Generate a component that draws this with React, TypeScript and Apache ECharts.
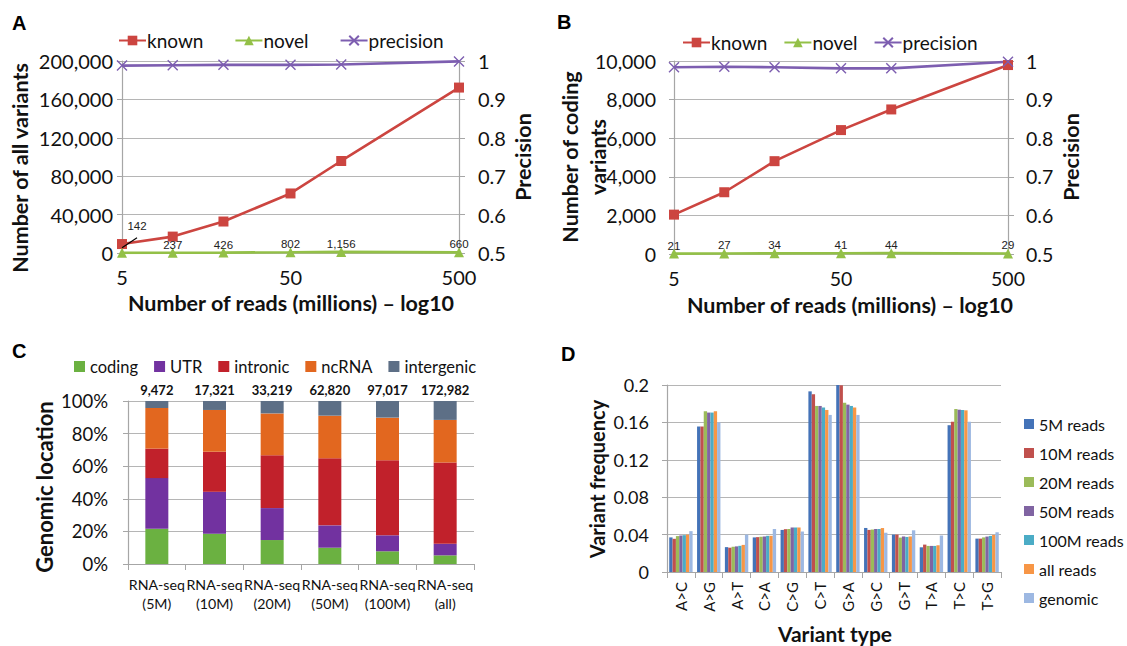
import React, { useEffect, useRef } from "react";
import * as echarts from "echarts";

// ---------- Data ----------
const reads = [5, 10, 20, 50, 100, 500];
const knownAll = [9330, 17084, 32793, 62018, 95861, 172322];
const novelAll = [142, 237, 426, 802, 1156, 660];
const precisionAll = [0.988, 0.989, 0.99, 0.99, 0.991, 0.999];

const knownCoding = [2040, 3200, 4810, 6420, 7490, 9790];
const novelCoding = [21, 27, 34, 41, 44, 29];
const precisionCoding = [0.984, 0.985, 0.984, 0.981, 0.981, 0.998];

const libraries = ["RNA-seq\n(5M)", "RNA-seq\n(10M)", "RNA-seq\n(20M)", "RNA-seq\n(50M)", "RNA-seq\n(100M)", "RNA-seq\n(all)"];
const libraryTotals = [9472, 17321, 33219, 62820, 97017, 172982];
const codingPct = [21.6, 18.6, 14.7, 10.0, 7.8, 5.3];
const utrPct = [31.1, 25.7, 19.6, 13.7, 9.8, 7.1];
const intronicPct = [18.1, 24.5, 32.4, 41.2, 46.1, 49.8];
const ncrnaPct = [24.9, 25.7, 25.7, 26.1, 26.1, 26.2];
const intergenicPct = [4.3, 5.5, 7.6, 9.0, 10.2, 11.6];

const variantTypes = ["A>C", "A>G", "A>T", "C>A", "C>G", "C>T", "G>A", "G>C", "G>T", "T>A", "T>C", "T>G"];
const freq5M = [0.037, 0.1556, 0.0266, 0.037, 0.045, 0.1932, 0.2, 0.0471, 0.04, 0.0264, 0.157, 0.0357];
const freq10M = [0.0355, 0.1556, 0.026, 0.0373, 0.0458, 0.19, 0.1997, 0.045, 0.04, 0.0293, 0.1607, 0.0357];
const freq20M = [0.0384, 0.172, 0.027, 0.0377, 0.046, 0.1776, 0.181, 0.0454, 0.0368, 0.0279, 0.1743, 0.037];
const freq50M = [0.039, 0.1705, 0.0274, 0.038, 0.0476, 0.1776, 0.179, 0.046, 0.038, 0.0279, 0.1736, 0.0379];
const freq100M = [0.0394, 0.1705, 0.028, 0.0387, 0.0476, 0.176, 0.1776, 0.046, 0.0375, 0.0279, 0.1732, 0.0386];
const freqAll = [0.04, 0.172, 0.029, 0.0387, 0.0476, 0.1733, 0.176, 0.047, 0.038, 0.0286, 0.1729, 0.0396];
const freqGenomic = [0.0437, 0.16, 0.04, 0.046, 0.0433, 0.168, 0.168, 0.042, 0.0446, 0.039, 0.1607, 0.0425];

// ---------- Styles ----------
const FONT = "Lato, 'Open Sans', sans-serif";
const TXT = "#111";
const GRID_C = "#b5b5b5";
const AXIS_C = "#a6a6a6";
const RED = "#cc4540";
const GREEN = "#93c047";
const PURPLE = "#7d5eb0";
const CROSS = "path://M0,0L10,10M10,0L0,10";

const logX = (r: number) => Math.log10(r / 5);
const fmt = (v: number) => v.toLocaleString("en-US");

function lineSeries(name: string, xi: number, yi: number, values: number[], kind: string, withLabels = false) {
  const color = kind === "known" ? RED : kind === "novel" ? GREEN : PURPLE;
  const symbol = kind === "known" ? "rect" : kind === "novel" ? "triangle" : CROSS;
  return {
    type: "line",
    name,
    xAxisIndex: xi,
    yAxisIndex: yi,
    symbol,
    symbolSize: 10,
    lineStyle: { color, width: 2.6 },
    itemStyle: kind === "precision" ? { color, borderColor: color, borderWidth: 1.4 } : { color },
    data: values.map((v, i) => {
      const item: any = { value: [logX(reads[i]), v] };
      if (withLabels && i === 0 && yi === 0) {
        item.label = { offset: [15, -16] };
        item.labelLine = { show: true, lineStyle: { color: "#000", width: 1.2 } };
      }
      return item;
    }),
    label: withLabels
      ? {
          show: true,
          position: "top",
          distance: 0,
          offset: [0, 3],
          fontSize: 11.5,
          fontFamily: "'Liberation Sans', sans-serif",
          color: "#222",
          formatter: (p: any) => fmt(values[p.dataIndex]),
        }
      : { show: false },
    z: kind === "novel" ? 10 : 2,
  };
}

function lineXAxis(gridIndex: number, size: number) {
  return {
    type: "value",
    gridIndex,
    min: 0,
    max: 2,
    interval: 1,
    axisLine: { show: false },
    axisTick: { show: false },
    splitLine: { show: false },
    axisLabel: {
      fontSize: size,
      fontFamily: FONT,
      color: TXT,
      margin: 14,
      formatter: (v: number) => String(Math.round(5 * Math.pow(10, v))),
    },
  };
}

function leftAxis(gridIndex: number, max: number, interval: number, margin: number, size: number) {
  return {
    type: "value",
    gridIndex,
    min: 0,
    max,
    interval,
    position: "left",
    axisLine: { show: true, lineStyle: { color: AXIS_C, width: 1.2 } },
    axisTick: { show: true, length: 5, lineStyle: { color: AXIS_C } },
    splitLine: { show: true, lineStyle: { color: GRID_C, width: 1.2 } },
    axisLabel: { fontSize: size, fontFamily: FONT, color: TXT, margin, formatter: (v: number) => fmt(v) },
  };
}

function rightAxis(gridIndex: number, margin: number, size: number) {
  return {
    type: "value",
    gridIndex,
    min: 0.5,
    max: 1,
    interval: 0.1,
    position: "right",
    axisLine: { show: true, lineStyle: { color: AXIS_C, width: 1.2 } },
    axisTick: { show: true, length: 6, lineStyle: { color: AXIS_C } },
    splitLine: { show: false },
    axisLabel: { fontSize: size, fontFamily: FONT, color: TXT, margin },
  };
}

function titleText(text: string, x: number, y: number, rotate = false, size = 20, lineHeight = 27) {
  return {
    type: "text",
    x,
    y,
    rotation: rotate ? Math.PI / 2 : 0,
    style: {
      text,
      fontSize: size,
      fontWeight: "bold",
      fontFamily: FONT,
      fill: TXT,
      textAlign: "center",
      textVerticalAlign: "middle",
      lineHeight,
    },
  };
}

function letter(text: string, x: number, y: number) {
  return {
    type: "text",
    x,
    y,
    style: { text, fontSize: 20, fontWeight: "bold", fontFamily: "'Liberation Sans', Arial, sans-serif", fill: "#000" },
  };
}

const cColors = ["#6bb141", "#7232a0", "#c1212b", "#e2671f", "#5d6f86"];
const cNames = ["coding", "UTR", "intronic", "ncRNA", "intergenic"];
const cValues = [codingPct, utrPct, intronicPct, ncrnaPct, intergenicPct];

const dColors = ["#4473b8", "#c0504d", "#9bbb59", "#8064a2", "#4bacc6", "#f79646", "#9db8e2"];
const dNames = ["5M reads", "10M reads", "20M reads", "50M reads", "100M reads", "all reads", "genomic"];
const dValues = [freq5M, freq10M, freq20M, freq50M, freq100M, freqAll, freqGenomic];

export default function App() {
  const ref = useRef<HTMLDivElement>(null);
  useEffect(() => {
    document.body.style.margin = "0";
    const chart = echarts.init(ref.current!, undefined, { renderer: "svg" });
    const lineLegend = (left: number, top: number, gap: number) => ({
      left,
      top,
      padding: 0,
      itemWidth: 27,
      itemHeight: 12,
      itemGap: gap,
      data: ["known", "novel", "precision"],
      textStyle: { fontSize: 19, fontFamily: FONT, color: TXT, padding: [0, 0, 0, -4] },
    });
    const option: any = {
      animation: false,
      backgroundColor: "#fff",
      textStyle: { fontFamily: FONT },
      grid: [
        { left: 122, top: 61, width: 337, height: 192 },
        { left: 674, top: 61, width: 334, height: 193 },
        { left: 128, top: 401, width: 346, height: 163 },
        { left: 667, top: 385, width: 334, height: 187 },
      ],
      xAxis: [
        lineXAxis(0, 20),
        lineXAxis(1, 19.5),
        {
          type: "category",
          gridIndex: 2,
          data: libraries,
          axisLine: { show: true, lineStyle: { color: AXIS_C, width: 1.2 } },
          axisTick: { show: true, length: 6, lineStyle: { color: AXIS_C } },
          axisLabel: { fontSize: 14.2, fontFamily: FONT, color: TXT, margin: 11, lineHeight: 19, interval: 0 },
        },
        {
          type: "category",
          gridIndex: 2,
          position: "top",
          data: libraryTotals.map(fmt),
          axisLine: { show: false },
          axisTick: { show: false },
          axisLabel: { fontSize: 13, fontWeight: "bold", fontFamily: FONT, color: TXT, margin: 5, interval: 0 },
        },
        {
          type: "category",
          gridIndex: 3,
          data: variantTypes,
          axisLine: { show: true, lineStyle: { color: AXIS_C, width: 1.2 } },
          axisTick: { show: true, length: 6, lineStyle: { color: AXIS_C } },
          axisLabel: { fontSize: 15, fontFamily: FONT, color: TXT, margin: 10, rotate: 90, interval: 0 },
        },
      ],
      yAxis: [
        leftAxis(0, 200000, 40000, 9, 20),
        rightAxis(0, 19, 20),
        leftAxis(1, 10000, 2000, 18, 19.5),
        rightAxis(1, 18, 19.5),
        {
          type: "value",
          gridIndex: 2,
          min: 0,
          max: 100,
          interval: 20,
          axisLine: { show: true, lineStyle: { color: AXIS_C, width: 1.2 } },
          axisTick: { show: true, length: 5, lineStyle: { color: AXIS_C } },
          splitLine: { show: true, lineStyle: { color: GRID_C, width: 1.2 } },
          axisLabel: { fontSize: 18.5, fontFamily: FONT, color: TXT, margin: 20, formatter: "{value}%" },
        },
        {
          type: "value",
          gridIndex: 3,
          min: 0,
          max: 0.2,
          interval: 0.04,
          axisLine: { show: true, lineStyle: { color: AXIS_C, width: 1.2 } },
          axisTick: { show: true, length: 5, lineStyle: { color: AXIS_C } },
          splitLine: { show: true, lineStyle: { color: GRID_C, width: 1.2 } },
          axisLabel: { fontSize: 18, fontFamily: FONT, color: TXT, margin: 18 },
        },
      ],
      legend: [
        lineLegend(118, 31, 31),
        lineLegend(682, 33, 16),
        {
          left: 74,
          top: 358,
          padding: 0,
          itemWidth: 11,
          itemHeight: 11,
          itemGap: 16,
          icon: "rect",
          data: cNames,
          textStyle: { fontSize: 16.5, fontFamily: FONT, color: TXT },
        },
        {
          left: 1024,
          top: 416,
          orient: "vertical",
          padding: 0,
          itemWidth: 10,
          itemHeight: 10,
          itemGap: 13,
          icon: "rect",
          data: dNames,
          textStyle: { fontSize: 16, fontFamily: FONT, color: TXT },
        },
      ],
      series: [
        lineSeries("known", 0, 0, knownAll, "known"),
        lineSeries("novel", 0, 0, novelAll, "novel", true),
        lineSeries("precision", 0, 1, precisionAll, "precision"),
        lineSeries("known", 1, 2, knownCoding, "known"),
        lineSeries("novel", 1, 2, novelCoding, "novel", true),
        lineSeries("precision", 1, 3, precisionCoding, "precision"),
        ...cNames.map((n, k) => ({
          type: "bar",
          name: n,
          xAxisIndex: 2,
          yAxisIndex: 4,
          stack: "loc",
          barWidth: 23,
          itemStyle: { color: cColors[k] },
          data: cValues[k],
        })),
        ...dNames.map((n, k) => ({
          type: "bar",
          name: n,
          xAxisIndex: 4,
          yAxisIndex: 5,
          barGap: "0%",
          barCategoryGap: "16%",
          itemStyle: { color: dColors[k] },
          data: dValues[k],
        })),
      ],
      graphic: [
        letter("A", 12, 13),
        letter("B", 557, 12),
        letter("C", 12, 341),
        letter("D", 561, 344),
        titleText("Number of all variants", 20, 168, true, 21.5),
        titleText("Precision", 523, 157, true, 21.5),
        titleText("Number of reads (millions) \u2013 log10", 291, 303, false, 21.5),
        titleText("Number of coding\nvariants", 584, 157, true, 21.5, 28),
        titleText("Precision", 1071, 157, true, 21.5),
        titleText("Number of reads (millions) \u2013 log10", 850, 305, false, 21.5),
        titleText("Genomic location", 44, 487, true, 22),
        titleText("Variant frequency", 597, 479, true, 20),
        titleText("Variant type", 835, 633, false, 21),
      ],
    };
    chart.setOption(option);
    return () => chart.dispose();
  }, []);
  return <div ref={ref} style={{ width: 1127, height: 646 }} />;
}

* * *

## Required work:
Repeat, with no pictures, each line from the beginning of the data through the line containing "const intergenicPct = [4.3, 5.5, 7.6, 9.0, 10.2, 11.6];", inclusive.

## Reply:
Generate a component that draws this with React, TypeScript and Apache ECharts.
import React, { useEffect, useRef } from "react";
import * as echarts from "echarts";

// ---------- Data ----------
const reads = [5, 10, 20, 50, 100, 500];
const knownAll = [9330, 17084, 32793, 62018, 95861, 172322];
const novelAll = [142, 237, 426, 802, 1156, 660];
const precisionAll = [0.988, 0.989, 0.99, 0.99, 0.991, 0.999];

const knownCoding = [2040, 3200, 4810, 6420, 7490, 9790];
const novelCoding = [21, 27, 34, 41, 44, 29];
const precisionCoding = [0.984, 0.985, 0.984, 0.981, 0.981, 0.998];

const libraries = ["RNA-seq\n(5M)", "RNA-seq\n(10M)", "RNA-seq\n(20M)", "RNA-seq\n(50M)", "RNA-seq\n(100M)", "RNA-seq\n(all)"];
const libraryTotals = [9472, 17321, 33219, 62820, 97017, 172982];
const codingPct = [21.6, 18.6, 14.7, 10.0, 7.8, 5.3];
const utrPct = [31.1, 25.7, 19.6, 13.7, 9.8, 7.1];
const intronicPct = [18.1, 24.5, 32.4, 41.2, 46.1, 49.8];
const ncrnaPct = [24.9, 25.7, 25.7, 26.1, 26.1, 26.2];
const intergenicPct = [4.3, 5.5, 7.6, 9.0, 10.2, 11.6];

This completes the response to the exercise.